**REQUEST:** Write out each line that follows exactly as it stands, without the pictures.

**SOURCE MATERIAL:**
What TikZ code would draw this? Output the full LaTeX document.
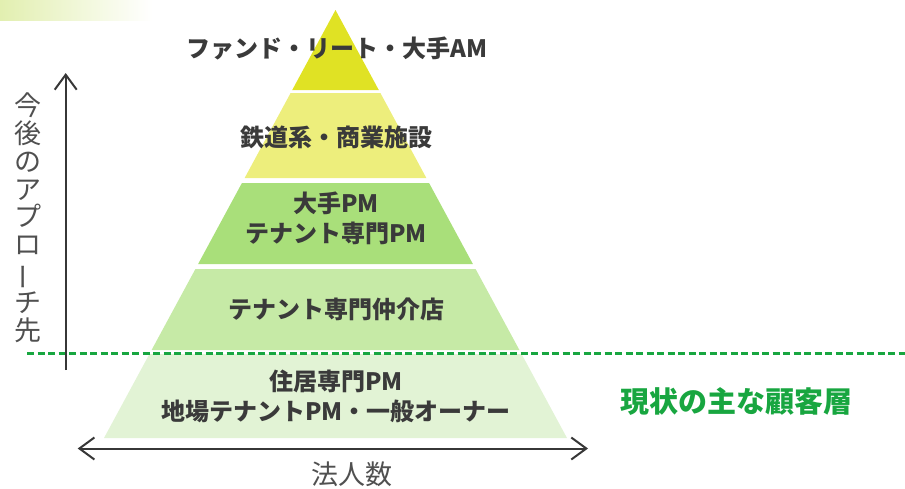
\documentclass[tikz,border=0pt]{standalone}
\usepackage{fontspec}
\setmainfont{Noto Sans CJK JP}
\usepackage{graphicx}
\usetikzlibrary{arrows.meta}
\definecolor{layA}{RGB}{224,226,36}
\definecolor{layB}{RGB}{237,238,124}
\definecolor{layC}{RGB}{169,223,122}
\definecolor{layD}{RGB}{198,234,166}
\definecolor{layE}{RGB}{226,243,213}
\definecolor{txtdark}{RGB}{58,58,58}
\definecolor{axisgray}{RGB}{80,80,80}
\definecolor{axisline}{RGB}{55,55,55}
\definecolor{greenline}{RGB}{24,166,64}
\definecolor{bartint}{RGB}{226,239,176}
% pyramid layer: ytop, ybot, colour
\newcommand\pyrlayer[3]{%
  \fill[#3] ({335.5-0.5409*(#1-10)},#1) -- ({335.5+0.5409*(#1-10)},#1)
     -- ({335.5+0.5409*(#2-10)},#2) -- ({335.5-0.5409*(#2-10)},#2) -- cycle;}
\begin{document}
\begin{tikzpicture}[x=1pt,y=-1pt,
  layertext/.style={text=txtdark,font=\fontsize{24}{30}\selectfont\bfseries,align=center,inner sep=0pt},
  axislabel/.style={text=axisgray,font=\fontsize{27}{27.9}\selectfont,align=center,inner sep=0pt},
  axisarrow/.style={draw=axisline,line width=2pt},
  currentline/.style={draw=greenline,line width=2.5pt,dash pattern=on 7pt off 3.5pt},
  greentext/.style={text=greenline,font=\fontsize{29}{30}\selectfont\bfseries,inner sep=0pt}]
\useasboundingbox (0,0) rectangle (905,488);
% header tint bar
\shade[left color=bartint,right color=white] (0,0) rectangle (152,20);
% pyramid
\pyrlayer{10}{90}{layA}
\pyrlayer{93}{178}{layB}
\pyrlayer{183}{264}{layC}
\pyrlayer{269}{350}{layD}
\pyrlayer{354}{438}{layE}
% layer labels
\node[layertext] (t1) at (337,48) {ファンド・リート・大手AM};
\node[layertext] (t2) at (336,137) {鉄道系・商業施設};
\node[layertext] (t3) at (336,218) {大手PM\\テナント専門PM};
\node[layertext] (t4) at (336,309) {テナント専門仲介店};
\node[layertext] (t5) at (336,396) {住居専門PM\\地場テナントPM・一般オーナー};
% current customers boundary
\coordinate (dl) at (27,353.5);
\coordinate (dr) at (905,353.5);
\draw[currentline] (dl) -- (dr);
\node[greentext] (cur) at (736,401.5) {現状の主な顧客層};
% vertical axis
\coordinate (vb) at (65.7,370);
\coordinate (vt) at (65.7,73);
\draw[axisarrow,-{Straight Barb[length=15pt,width=22pt]}] (vb) -- (vt);
\node[axislabel] (vlab) at (28,217.5) {今\\後\\の\\ア\\プ\\ロ\\\rotatebox[origin=c]{90}{ー}\\チ\\先};
% horizontal axis
\coordinate (hl) at (77.7,448.5);
\coordinate (hr) at (588,448.5);
\draw[axisarrow,{Straight Barb[length=15pt,width=22pt]}-{Straight Barb[length=15pt,width=22pt]}] (hl) -- (hr);
\node[axislabel] (hlab) at (352,474) {法人数};
\end{tikzpicture}
\end{document}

**SOLUTION TO THIS PROBLEM:**
What TikZ code would draw this? Output the full LaTeX document.
\documentclass[tikz,border=0pt]{standalone}
\usepackage{fontspec}
\setmainfont{Noto Sans CJK JP}
\usepackage{graphicx}
\usetikzlibrary{arrows.meta}
\definecolor{layA}{RGB}{224,226,36}
\definecolor{layB}{RGB}{237,238,124}
\definecolor{layC}{RGB}{169,223,122}
\definecolor{layD}{RGB}{198,234,166}
\definecolor{layE}{RGB}{226,243,213}
\definecolor{txtdark}{RGB}{58,58,58}
\definecolor{axisgray}{RGB}{80,80,80}
\definecolor{axisline}{RGB}{55,55,55}
\definecolor{greenline}{RGB}{24,166,64}
\definecolor{bartint}{RGB}{226,239,176}
% pyramid layer: ytop, ybot, colour
\newcommand\pyrlayer[3]{%
  \fill[#3] ({335.5-0.5409*(#1-10)},#1) -- ({335.5+0.5409*(#1-10)},#1)
     -- ({335.5+0.5409*(#2-10)},#2) -- ({335.5-0.5409*(#2-10)},#2) -- cycle;}
\begin{document}
\begin{tikzpicture}[x=1pt,y=-1pt,
  layertext/.style={text=txtdark,font=\fontsize{24}{30}\selectfont\bfseries,align=center,inner sep=0pt},
  axislabel/.style={text=axisgray,font=\fontsize{27}{27.9}\selectfont,align=center,inner sep=0pt},
  axisarrow/.style={draw=axisline,line width=2pt},
  currentline/.style={draw=greenline,line width=2.5pt,dash pattern=on 7pt off 3.5pt},
  greentext/.style={text=greenline,font=\fontsize{29}{30}\selectfont\bfseries,inner sep=0pt}]
\useasboundingbox (0,0) rectangle (905,488);
% header tint bar
\shade[left color=bartint,right color=white] (0,0) rectangle (152,20);
% pyramid
\pyrlayer{10}{90}{layA}
\pyrlayer{93}{178}{layB}
\pyrlayer{183}{264}{layC}
\pyrlayer{269}{350}{layD}
\pyrlayer{354}{438}{layE}
% layer labels
\node[layertext] (t1) at (337,48) {ファンド・リート・大手AM};
\node[layertext] (t2) at (336,137) {鉄道系・商業施設};
\node[layertext] (t3) at (336,218) {大手PM\\テナント専門PM};
\node[layertext] (t4) at (336,309) {テナント専門仲介店};
\node[layertext] (t5) at (336,396) {住居専門PM\\地場テナントPM・一般オーナー};
% current customers boundary
\coordinate (dl) at (27,353.5);
\coordinate (dr) at (905,353.5);
\draw[currentline] (dl) -- (dr);
\node[greentext] (cur) at (736,401.5) {現状の主な顧客層};
% vertical axis
\coordinate (vb) at (65.7,370);
\coordinate (vt) at (65.7,73);
\draw[axisarrow,-{Straight Barb[length=15pt,width=22pt]}] (vb) -- (vt);
\node[axislabel] (vlab) at (28,217.5) {今\\後\\の\\ア\\プ\\ロ\\\rotatebox[origin=c]{90}{ー}\\チ\\先};
% horizontal axis
\coordinate (hl) at (77.7,448.5);
\coordinate (hr) at (588,448.5);
\draw[axisarrow,{Straight Barb[length=15pt,width=22pt]}-{Straight Barb[length=15pt,width=22pt]}] (hl) -- (hr);
\node[axislabel] (hlab) at (352,474) {法人数};
\end{tikzpicture}
\end{document}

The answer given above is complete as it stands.